| PROVIDED DATA |
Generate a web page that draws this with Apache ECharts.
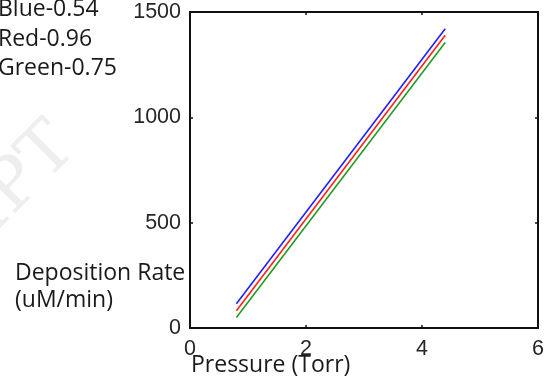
<!DOCTYPE html>
<html>
<head>
<meta charset="utf-8">
<script src="https://cdn.jsdelivr.net/npm/echarts@6/dist/echarts.min.js"></script>
<style>
  html, body { margin: 0; padding: 0; background: #fff; }
  #chart { width: 547px; height: 381px; }
</style>
</head>
<body>
<div id="chart"></div>
<script>
// pressure (Torr) at the two ends of each fitted line
const pressure = [0.8, 4.4];
// deposition rate (uM/min)
const blueRate = [115, 1420];
const redRate = [82, 1390];
const greenRate = [50, 1355];

const xTicks = [0, 2, 4, 6];
const yTicks = [0, 500, 1000, 1500];
const legendLines = ["Blue-0.54", "Red-0.96", "Green-0.75"];

const chart = echarts.init(document.getElementById("chart"));

const toPairs = ys => pressure.map((x, i) => [x, ys[i]]);

const tickFont = { fontFamily: "Liberation Sans", fontSize: 21.5, color: "#262626" };
const textFont = { fontFamily: "Open Sans", fontSize: 23, fill: "#1a1a1a" };

const baseAxis = {
  axisLine: { show: true, onZero: false, lineStyle: { color: "#111", width: 2 } },
  axisTick: { show: true, inside: true, length: 3, lineStyle: { color: "#111", width: 1.5 } },
  splitLine: { show: false }
};

const option = {
  animation: false,
  grid: { left: 190, right: 7, top: 12, bottom: 53 },
  xAxis: [
    {
      ...baseAxis,
      type: "value",
      min: xTicks[0],
      max: xTicks[xTicks.length - 1],
      interval: 2,
      axisLabel: { ...tickFont, margin: 10, showMinLabel: true, showMaxLabel: true, formatter: v => String(v) }
    },
    {
      ...baseAxis,
      type: "value",
      position: "top",
      min: xTicks[0],
      max: xTicks[xTicks.length - 1],
      interval: 2,
      axisLabel: { show: false }
    }
  ],
  yAxis: [
    {
      ...baseAxis,
      type: "value",
      min: yTicks[0],
      max: yTicks[yTicks.length - 1],
      interval: 500,
      axisLabel: { ...tickFont, margin: 9, formatter: v => String(v) }
    },
    {
      ...baseAxis,
      type: "value",
      position: "right",
      min: yTicks[0],
      max: yTicks[yTicks.length - 1],
      interval: 500,
      axisLabel: { show: false }
    }
  ],
  series: [
    { name: "Blue", type: "line", data: toPairs(blueRate), color: "#1f1fff" },
    { name: "Red", type: "line", data: toPairs(redRate), color: "#ff2020" },
    { name: "Green", type: "line", data: toPairs(greenRate), color: "#239b23" }
  ].map(s => ({
    ...s,
    showSymbol: false,
    silent: true,
    lineStyle: { width: 1.6 }
  })),
  graphic: [
    // faint watermark letters on the left
    {
      type: "text",
      left: -45,
      top: 112,
      rotation: Math.PI / 4,
      style: { text: "IPT", font: "70px 'DejaVu Serif'", fill: "#eeeeee" },
      z: -1
    },
    ...legendLines.map((t, i) => ({
      type: "text",
      left: -2,
      top: -2 + i * 29.5,
      style: { ...textFont, text: t }
    })),
    { type: "text", left: 15, top: 262, style: { ...textFont, text: "Deposition Rate" } },
    { type: "text", left: 15, top: 289, style: { ...textFont, text: "(uM/min)" } },
    { type: "text", left: 191, top: 354, style: { ...textFont, text: "Pressure (Torr)" } }
  ]
};

chart.setOption(option);
</script>
</body>
</html>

| WORK INSTRUCTIONS |
All of the lines above should be retyped precisely, apart from the pictures.

| RESPONSE BELOW |
Generate a web page that draws this with Apache ECharts.
<!DOCTYPE html>
<html>
<head>
<meta charset="utf-8">
<script src="https://cdn.jsdelivr.net/npm/echarts@6/dist/echarts.min.js"></script>
<style>
  html, body { margin: 0; padding: 0; background: #fff; }
  #chart { width: 547px; height: 381px; }
</style>
</head>
<body>
<div id="chart"></div>
<script>
// pressure (Torr) at the two ends of each fitted line
const pressure = [0.8, 4.4];
// deposition rate (uM/min)
const blueRate = [115, 1420];
const redRate = [82, 1390];
const greenRate = [50, 1355];

const xTicks = [0, 2, 4, 6];
const yTicks = [0, 500, 1000, 1500];
const legendLines = ["Blue-0.54", "Red-0.96", "Green-0.75"];

const chart = echarts.init(document.getElementById("chart"));

const toPairs = ys => pressure.map((x, i) => [x, ys[i]]);

const tickFont = { fontFamily: "Liberation Sans", fontSize: 21.5, color: "#262626" };
const textFont = { fontFamily: "Open Sans", fontSize: 23, fill: "#1a1a1a" };

const baseAxis = {
  axisLine: { show: true, onZero: false, lineStyle: { color: "#111", width: 2 } },
  axisTick: { show: true, inside: true, length: 3, lineStyle: { color: "#111", width: 1.5 } },
  splitLine: { show: false }
};

const option = {
  animation: false,
  grid: { left: 190, right: 7, top: 12, bottom: 53 },
  xAxis: [
    {
      ...baseAxis,
      type: "value",
      min: xTicks[0],
      max: xTicks[xTicks.length - 1],
      interval: 2,
      axisLabel: { ...tickFont, margin: 10, showMinLabel: true, showMaxLabel: true, formatter: v => String(v) }
    },
    {
      ...baseAxis,
      type: "value",
      position: "top",
      min: xTicks[0],
      max: xTicks[xTicks.length - 1],
      interval: 2,
      axisLabel: { show: false }
    }
  ],
  yAxis: [
    {
      ...baseAxis,
      type: "value",
      min: yTicks[0],
      max: yTicks[yTicks.length - 1],
      interval: 500,
      axisLabel: { ...tickFont, margin: 9, formatter: v => String(v) }
    },
    {
      ...baseAxis,
      type: "value",
      position: "right",
      min: yTicks[0],
      max: yTicks[yTicks.length - 1],
      interval: 500,
      axisLabel: { show: false }
    }
  ],
  series: [
    { name: "Blue", type: "line", data: toPairs(blueRate), color: "#1f1fff" },
    { name: "Red", type: "line", data: toPairs(redRate), color: "#ff2020" },
    { name: "Green", type: "line", data: toPairs(greenRate), color: "#239b23" }
  ].map(s => ({
    ...s,
    showSymbol: false,
    silent: true,
    lineStyle: { width: 1.6 }
  })),
  graphic: [
    // faint watermark letters on the left
    {
      type: "text",
      left: -45,
      top: 112,
      rotation: Math.PI / 4,
      style: { text: "IPT", font: "70px 'DejaVu Serif'", fill: "#eeeeee" },
      z: -1
    },
    ...legendLines.map((t, i) => ({
      type: "text",
      left: -2,
      top: -2 + i * 29.5,
      style: { ...textFont, text: t }
    })),
    { type: "text", left: 15, top: 262, style: { ...textFont, text: "Deposition Rate" } },
    { type: "text", left: 15, top: 289, style: { ...textFont, text: "(uM/min)" } },
    { type: "text", left: 191, top: 354, style: { ...textFont, text: "Pressure (Torr)" } }
  ]
};

chart.setOption(option);
</script>
</body>
</html>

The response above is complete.